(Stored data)
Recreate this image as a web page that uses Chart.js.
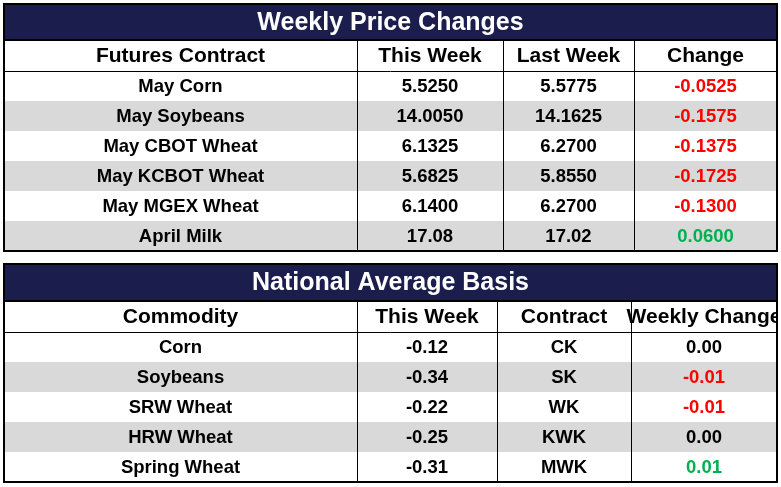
<!DOCTYPE html>
<html lang="en">
<head>
<meta charset="UTF-8">
<title>Weekly Price Changes</title>
<style>
  body { margin: 0; background: #fff; }
  .chart-container { width: 781px; height: 487px; position: relative; }
</style>
<script src="https://cdn.jsdelivr.net/npm/chart.js"></script>
</head>
<body>
<div class="chart-container"><canvas id="tableChart"></canvas></div>
<script>
// Weekly price changes
const futuresHeaders = ['Futures Contract', 'This Week', 'Last Week', 'Change'];
const futuresContracts = ['May Corn', 'May Soybeans', 'May CBOT Wheat', 'May KCBOT Wheat', 'May MGEX Wheat', 'April Milk'];
const futuresThisWeek = ['5.5250', '14.0050', '6.1325', '5.6825', '6.1400', '17.08'];
const futuresLastWeek = ['5.5775', '14.1625', '6.2700', '5.8550', '6.2700', '17.02'];
const futuresChange = ['-0.0525', '-0.1575', '-0.1375', '-0.1725', '-0.1300', '0.0600'];

// National average basis
const basisHeaders = ['Commodity', 'This Week', 'Contract', 'Weekly Change'];
const basisCommodities = ['Corn', 'Soybeans', 'SRW Wheat', 'HRW Wheat', 'Spring Wheat'];
const basisThisWeek = ['-0.12', '-0.34', '-0.22', '-0.25', '-0.31'];
const basisContract = ['CK', 'SK', 'WK', 'KWK', 'MWK'];
const basisChange = ['0.00', '-0.01', '-0.01', '0.00', '0.01'];

// layout (in scale units = page pixels)
const tables = [
  { title: 'Weekly Price Changes', top: 4, titleH: 36, headH: 31, rowH: 30,
    cols: [4, 357, 503, 634, 777], headers: futuresHeaders,
    columns: [futuresContracts, futuresThisWeek, futuresLastWeek, futuresChange] },
  { title: 'National Average Basis', top: 264, titleH: 37, headH: 31, rowH: 30,
    cols: [4, 357, 497, 631, 777], headers: basisHeaders,
    columns: [basisCommodities, basisThisWeek, basisContract, basisChange] }
];

const NAVY = '#1b1d4d', GRAY = '#d9d9d9', RED = '#ff0000', GREEN = '#00b050';
const FONT = '"Liberation Sans", Arial, sans-serif';

function changeColor(s) {
  const v = parseFloat(s);
  return v < 0 ? RED : v > 0 ? GREEN : '#000';
}

const tablePlugin = {
  id: 'tablePlugin',
  afterDraw(chart) {
    const ctx = chart.ctx;
    const xs = chart.scales.x, ys = chart.scales.y;
    const X = v => xs.getPixelForValue(v);
    const Y = v => ys.getPixelForValue(v);
    ctx.save();
    ctx.textAlign = 'center';
    ctx.textBaseline = 'middle';
    tables.forEach(t => {
      const n = t.columns[0].length;
      const left = t.cols[0], right = t.cols[t.cols.length - 1];
      const headTop = t.top + t.titleH;
      const bodyTop = headTop + t.headH;
      const bottom = bodyTop + n * t.rowH;
      // title bar
      ctx.fillStyle = NAVY;
      ctx.fillRect(X(left), Y(t.top), X(right) - X(left), Y(headTop) - Y(t.top));
      ctx.fillStyle = '#fff';
      ctx.font = 'bold 25px ' + FONT;
      ctx.fillText(t.title, X((left + right) / 2), Y(t.top + t.titleH / 2 + 1));
      // stripes
      for (let i = 0; i < n; i++) {
        if (i % 2 === 1) {
          ctx.fillStyle = GRAY;
          ctx.fillRect(X(left), Y(bodyTop + i * t.rowH), X(right) - X(left), t.rowH);
        }
      }
      // grid
      ctx.strokeStyle = '#000';
      ctx.lineWidth = 1;
      ctx.beginPath();
      t.cols.slice(1, -1).forEach(c => {
        ctx.moveTo(X(c) + 0.5, Y(headTop)); ctx.lineTo(X(c) + 0.5, Y(bottom));
      });
      ctx.moveTo(X(left), Y(bodyTop) + 0.5); ctx.lineTo(X(right), Y(bodyTop) + 0.5);
      ctx.stroke();
      ctx.lineWidth = 2;
      ctx.strokeRect(X(left), Y(t.top), X(right) - X(left), Y(bottom) - Y(t.top));
      ctx.beginPath();
      ctx.moveTo(X(left), Y(headTop)); ctx.lineTo(X(right), Y(headTop));
      ctx.stroke();
      // clip text to table
      ctx.save();
      ctx.beginPath();
      ctx.rect(X(left), Y(headTop), X(right) - X(left) - 1, Y(bottom) - Y(headTop));
      ctx.clip();
      ctx.font = 'bold 21px ' + FONT;
      ctx.fillStyle = '#000';
      t.headers.forEach((h, j) => {
        ctx.fillText(h, X((t.cols[j] + t.cols[j + 1]) / 2), Y(headTop + t.headH / 2 + 1));
      });
      ctx.font = 'bold 18.5px ' + FONT;
      t.columns.forEach((col, j) => {
        col.forEach((s, i) => {
          ctx.fillStyle = j === t.columns.length - 1 ? changeColor(s) : '#000';
          ctx.fillText(s, X((t.cols[j] + t.cols[j + 1]) / 2), Y(bodyTop + i * t.rowH + t.rowH / 2 + 1));
        });
      });
      ctx.restore();
    });
    ctx.restore();
  }
};

new Chart(document.getElementById('tableChart'), {
  type: 'scatter',
  data: { datasets: [{ data: [] }] },
  options: {
    responsive: true,
    maintainAspectRatio: false,
    animation: false,
    layout: { padding: 0 },
    plugins: { legend: { display: false }, tooltip: { enabled: false } },
    scales: {
      x: { type: 'linear', min: 0, max: 781, display: false },
      y: { type: 'linear', min: 0, max: 487, reverse: true, display: false }
    }
  },
  plugins: [tablePlugin]
});
</script>
</body>
</html>
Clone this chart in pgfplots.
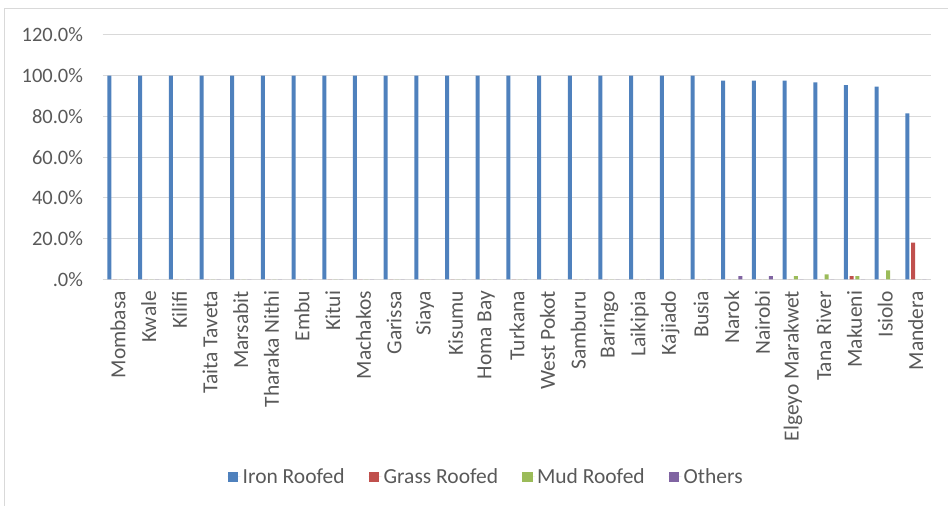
\documentclass[border=0pt]{standalone}
\usepackage{pgfplots}
\pgfplotsset{compat=1.18}
\usepackage{fontspec}
\setmainfont{Carlito}

\definecolor{ironc}{HTML}{4F81BD}
\definecolor{grassc}{HTML}{C0504D}
\definecolor{mudc}{HTML}{9BBB59}
\definecolor{otherc}{HTML}{8064A2}
\definecolor{textc}{HTML}{595959}
\definecolor{gridc}{HTML}{D9D9D9}

\newcommand\lbl{\fontsize{20.5}{24}\selectfont}
\newcommand\cat{\fontsize{21.5}{25}\selectfont}

\begin{document}
\begin{tikzpicture}[x=1pt,y=1pt]
% canvas and chart frame
\path (0,0) rectangle (948,506);
\draw[gridc, line width=1pt] (5,0) -- (5,497) -- (948,497);
\begin{axis}[
  at={(102.7pt,226.5pt)}, anchor=south west,
  scale only axis, width=829pt, height=244.5pt,
  xmin=-0.5, xmax=26.5, ymin=0, ymax=120,
  ybar=1.7pt, bar width=4pt,
  axis lines=left, axis line style={-},
  y axis line style={draw=none},
  x axis line style={draw=gridc, line width=1pt},
  tick style={draw=none},
  ymajorgrids, grid style={gridc, line width=1pt},
  ytick={0,20,40,60,80,100,120},
  yticklabels={.0\%,20.0\%,40.0\%,60.0\%,80.0\%,100.0\%,120.0\%},
  yticklabel style={font=\lbl, text=textc, xshift=-14pt},
  xtick={0,...,26},
  xticklabels={Mombasa,Kwale,Kilifi,Taita Taveta,Marsabit,Tharaka Nithi,Embu,Kitui,Machakos,Garissa,Siaya,Kisumu,Homa Bay,Turkana,West Pokot,Samburu,Baringo,Laikipia,Kajiado,Busia,Narok,Nairobi,Elgeyo Marakwet,Tana River,Makueni,Isiolo,Mandera},
  % rotated labels: xshift runs along the text, i.e. downwards
  xticklabel style={font=\cat, text=textc, rotate=90, anchor=east, xshift=-6pt},
  legend columns=4,
  legend style={at={(0.4629,-0.808)}, anchor=center, draw=none, fill=none,
    font=\cat, text=textc,
    /tikz/every even column/.style={column sep=22pt}},
  legend image code/.code={\draw[draw=none] (0pt,0pt) -- (13pt,0pt);
    \fill[#1] (0pt,-5.3pt) rectangle (10.7pt,5.3pt);},
]
\addplot[fill=ironc, draw=none] coordinates {
 (0,100) (1,100) (2,100) (3,100) (4,100) (5,100) (6,100) (7,100) (8,100) (9,100)
 (10,100) (11,100) (12,100) (13,100) (14,100) (15,100) (16,100) (17,100) (18,100) (19,100)
 (20,97.6) (21,97.6) (22,97.6) (23,96.7) (24,95.4) (25,94.6) (26,81.5)};
\addlegendentry{Iron Roofed}
\addplot[fill=grassc, draw=none] coordinates {
 (0,0) (1,0) (2,0) (3,0) (4,0) (5,0) (6,0) (7,0) (8,0) (9,0)
 (10,0) (11,0) (12,0) (13,0) (14,0) (15,0) (16,0) (17,0) (18,0) (19,0)
 (20,0) (21,0) (22,0) (23,0) (24,1.6) (25,0) (26,18.0)};
\addlegendentry{Grass Roofed}
\addplot[fill=mudc, draw=none] coordinates {
 (0,0) (1,0) (2,0) (3,0) (4,0) (5,0) (6,0) (7,0) (8,0) (9,0)
 (10,0) (11,0) (12,0) (13,0) (14,0) (15,0) (16,0) (17,0) (18,0) (19,0)
 (20,0) (21,0) (22,1.6) (23,2.4) (24,1.6) (25,4.4) (26,0)};
\addlegendentry{Mud Roofed}
\addplot[fill=otherc, draw=none] coordinates {
 (0,0) (1,0) (2,0) (3,0) (4,0) (5,0) (6,0) (7,0) (8,0) (9,0)
 (10,0) (11,0) (12,0) (13,0) (14,0) (15,0) (16,0) (17,0) (18,0) (19,0)
 (20,1.6) (21,1.6) (22,0) (23,0) (24,0) (25,0) (26,0)};
\addlegendentry{Others}
\end{axis}
\end{tikzpicture}
\end{document}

» WHAT IS BEING ASKED
Pull out every line above that holds the word "image".

» ANSWER IN FULL
Recreate this image as a web page that uses Chart.js.
  legend image code/.code={\draw[draw=none] (0pt,0pt) -- (13pt,0pt);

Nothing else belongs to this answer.